start Excerpted records

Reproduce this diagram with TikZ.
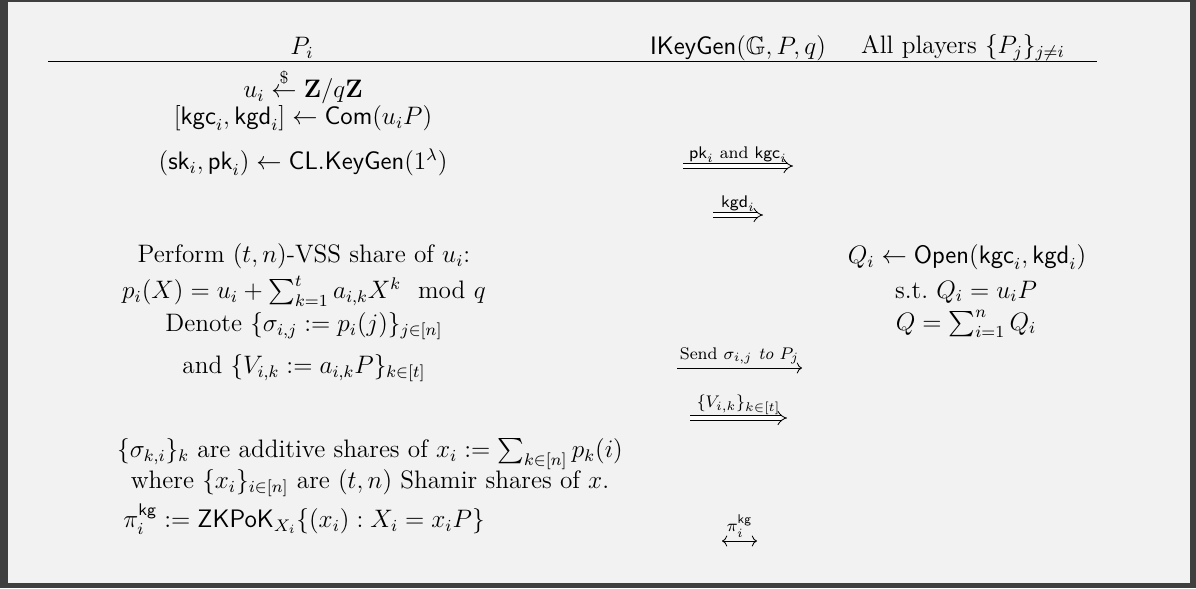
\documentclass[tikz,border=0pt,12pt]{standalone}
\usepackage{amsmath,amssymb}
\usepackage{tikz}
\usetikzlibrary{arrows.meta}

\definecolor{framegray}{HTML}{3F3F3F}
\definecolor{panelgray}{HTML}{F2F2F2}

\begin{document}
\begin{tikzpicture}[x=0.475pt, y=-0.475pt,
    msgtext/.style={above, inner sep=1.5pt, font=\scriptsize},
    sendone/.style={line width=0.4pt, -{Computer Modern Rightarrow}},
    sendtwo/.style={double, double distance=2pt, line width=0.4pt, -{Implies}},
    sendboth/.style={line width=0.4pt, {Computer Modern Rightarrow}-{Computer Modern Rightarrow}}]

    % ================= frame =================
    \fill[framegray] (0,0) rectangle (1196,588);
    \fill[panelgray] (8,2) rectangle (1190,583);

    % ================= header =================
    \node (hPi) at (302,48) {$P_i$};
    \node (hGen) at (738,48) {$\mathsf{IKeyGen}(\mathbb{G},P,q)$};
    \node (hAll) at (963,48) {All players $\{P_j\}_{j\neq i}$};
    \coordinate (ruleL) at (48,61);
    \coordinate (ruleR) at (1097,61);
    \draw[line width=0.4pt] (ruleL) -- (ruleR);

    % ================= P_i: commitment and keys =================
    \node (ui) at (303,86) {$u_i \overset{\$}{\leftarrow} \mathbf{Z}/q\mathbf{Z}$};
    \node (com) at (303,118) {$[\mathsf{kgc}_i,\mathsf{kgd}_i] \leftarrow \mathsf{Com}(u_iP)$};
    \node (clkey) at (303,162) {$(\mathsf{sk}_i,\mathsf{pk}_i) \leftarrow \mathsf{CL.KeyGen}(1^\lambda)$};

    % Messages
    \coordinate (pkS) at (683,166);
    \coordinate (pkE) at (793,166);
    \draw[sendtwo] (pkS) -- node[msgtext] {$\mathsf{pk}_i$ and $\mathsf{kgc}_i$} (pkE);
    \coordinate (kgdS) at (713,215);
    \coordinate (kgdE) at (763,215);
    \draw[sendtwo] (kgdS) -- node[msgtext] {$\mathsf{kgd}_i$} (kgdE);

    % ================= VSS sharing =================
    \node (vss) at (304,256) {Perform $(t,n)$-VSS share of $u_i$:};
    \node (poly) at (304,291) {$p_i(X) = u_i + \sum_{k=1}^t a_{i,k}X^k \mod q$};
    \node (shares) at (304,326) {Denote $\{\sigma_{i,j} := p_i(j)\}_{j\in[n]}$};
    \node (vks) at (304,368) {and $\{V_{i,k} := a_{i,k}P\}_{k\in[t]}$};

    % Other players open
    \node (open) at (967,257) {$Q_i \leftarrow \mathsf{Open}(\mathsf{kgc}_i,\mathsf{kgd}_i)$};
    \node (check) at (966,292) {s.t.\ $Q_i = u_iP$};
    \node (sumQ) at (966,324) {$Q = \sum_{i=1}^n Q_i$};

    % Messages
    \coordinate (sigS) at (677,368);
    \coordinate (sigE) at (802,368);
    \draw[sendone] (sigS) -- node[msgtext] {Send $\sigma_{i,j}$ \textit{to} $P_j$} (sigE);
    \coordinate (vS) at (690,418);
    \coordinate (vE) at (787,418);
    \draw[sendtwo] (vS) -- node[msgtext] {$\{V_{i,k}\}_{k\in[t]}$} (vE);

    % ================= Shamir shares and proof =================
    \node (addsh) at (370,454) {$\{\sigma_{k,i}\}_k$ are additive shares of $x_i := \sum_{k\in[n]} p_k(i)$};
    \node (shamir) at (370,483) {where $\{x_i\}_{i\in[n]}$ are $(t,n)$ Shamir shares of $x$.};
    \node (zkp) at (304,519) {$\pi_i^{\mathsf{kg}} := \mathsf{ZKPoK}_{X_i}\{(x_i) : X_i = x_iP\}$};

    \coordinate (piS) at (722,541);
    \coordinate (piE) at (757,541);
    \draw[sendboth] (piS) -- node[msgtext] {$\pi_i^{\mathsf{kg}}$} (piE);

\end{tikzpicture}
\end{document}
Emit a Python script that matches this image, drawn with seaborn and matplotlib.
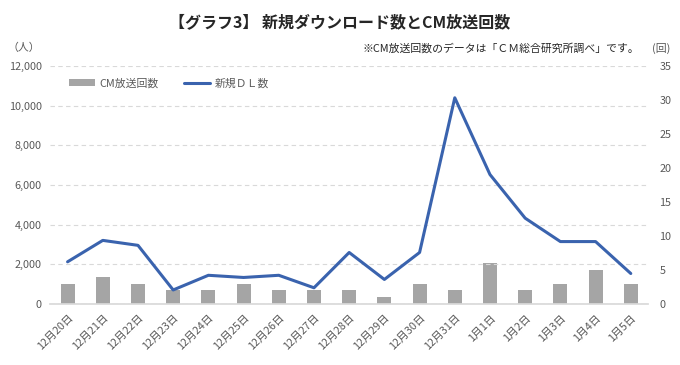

end Excerpted records
start Excerpted records

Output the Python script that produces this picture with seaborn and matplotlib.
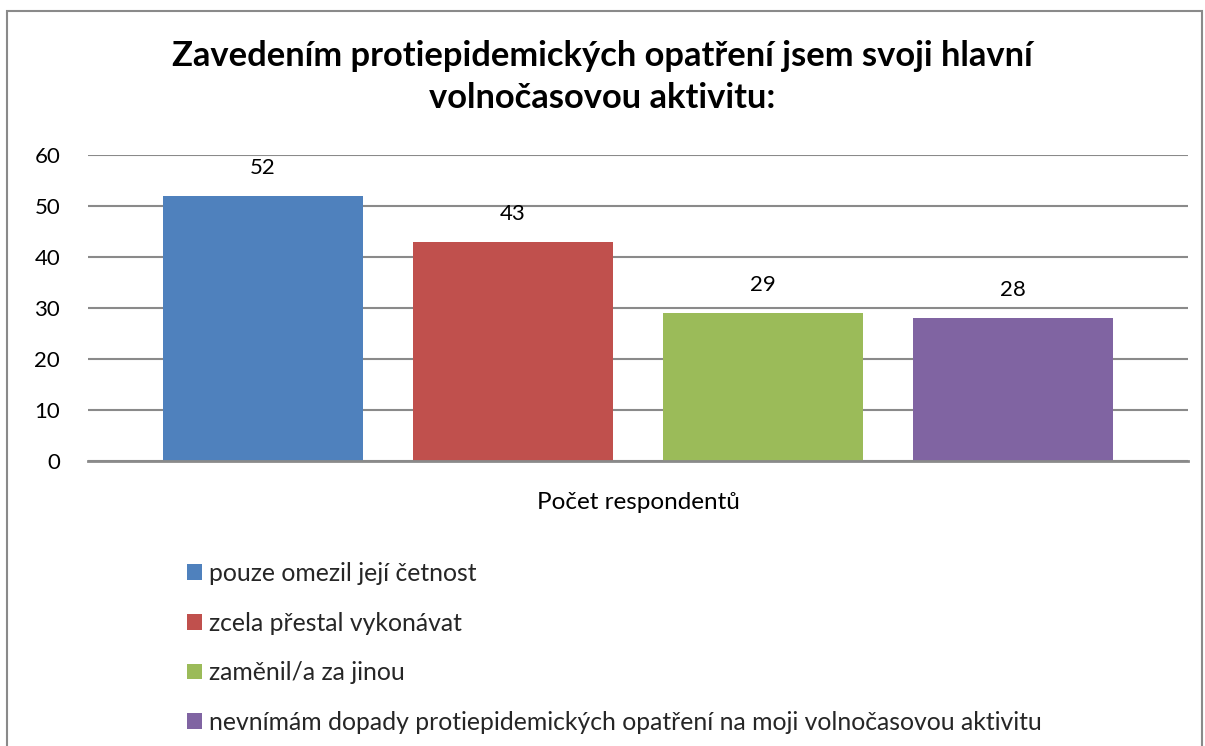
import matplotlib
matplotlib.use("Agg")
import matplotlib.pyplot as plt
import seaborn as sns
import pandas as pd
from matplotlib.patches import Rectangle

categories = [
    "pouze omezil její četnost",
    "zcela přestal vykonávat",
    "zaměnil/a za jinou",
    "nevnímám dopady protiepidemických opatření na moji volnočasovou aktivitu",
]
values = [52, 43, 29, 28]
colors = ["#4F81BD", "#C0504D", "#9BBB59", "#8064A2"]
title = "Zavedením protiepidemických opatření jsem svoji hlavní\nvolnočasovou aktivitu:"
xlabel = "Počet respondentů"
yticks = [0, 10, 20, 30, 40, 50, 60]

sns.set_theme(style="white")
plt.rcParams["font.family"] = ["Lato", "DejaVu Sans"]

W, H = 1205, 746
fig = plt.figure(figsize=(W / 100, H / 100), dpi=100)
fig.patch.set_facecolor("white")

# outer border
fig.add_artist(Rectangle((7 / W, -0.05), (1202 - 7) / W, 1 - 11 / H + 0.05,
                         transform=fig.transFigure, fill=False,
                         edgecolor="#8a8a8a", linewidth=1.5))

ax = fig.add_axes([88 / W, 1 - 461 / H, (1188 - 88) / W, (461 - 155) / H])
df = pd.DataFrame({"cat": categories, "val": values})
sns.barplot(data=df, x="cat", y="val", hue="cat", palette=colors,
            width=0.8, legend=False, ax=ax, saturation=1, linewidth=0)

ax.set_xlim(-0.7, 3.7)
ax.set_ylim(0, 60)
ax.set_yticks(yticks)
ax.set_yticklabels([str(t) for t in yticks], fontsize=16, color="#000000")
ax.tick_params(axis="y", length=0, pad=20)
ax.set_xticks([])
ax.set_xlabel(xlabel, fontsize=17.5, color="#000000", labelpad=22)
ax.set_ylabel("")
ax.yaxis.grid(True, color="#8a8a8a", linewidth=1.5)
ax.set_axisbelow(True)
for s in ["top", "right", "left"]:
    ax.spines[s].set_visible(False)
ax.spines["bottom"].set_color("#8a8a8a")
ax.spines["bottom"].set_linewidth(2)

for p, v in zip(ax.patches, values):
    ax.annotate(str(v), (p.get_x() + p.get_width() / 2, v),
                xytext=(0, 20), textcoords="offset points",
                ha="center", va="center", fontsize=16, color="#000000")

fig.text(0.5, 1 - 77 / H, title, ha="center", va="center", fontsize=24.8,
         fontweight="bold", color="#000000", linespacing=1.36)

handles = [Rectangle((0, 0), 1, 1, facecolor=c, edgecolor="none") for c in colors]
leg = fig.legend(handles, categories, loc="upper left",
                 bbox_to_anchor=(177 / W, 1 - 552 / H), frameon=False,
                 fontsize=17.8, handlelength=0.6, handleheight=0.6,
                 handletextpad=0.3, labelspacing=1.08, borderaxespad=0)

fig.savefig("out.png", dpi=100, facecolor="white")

end Excerpted records

— What the task requires —
Pull out only the lines from the one with "Output the Python" up to and including the one with "from matplotlib.patches import Rectangle", and drop any pictures along the way.

— Solution to the problem —
Output the Python script that produces this picture with seaborn and matplotlib.
import matplotlib
matplotlib.use("Agg")
import matplotlib.pyplot as plt
import seaborn as sns
import pandas as pd
from matplotlib.patches import Rectangle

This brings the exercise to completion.